The industries, unions, private individuals and foreign governments who are the clients of the lobbyists do not want change, because that would deprive them of their opportunities to exert special influence on legislation and obtain special favors at public expense.

Politicians might themselves like a change, some of them at least. While being courted by lobbyists can be agreeable, the unending task of raising campaign money is irksome, humiliating, and destructive of the politician's ambitions to public service.

When a legislator takes money from a special interest, and delivers what the contributor wants -- and eventually he has to deliver, or be driven from politics -- he must know that he has been bought, whatever the rationalizations. This is an acknowledgment hard for an honest man or woman to live with.

What is to be done? The corruption is so great, and so deeply institutionalized in the American political system today, that it is hard to see it eradicated by anything short of the aggressive trust-busting regulatory legislation of Theodore Roosevelt's governments, early in this century, which transformed American capitalism.

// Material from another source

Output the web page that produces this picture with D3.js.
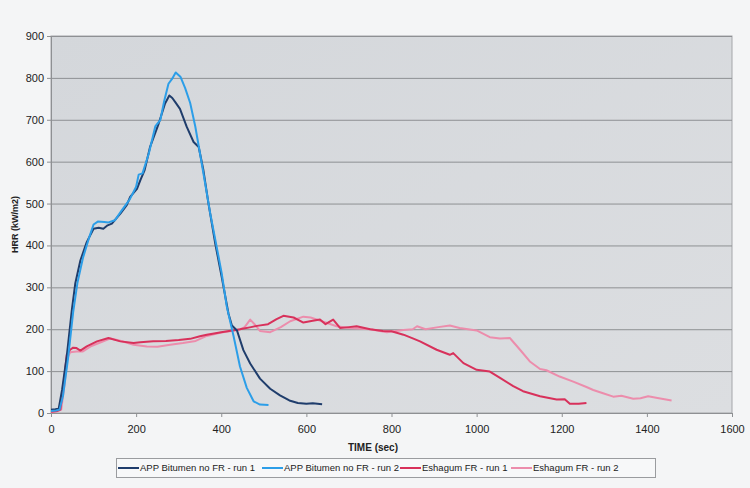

I see no sign of such a movement today. Could it succeed, if it existed? The coalition of interests which profit from today's system is much more powerful than the ''trusts'' Roosevelt attacked. It controls nearly all the principal means of public communication in the country.

One thing seems clear. Until paid commercial advertising for political candidates is ended in the United States, democracy in the country will steadily weaken, and plutocratic power will mount.

William Pfaff is a syndicated columnist.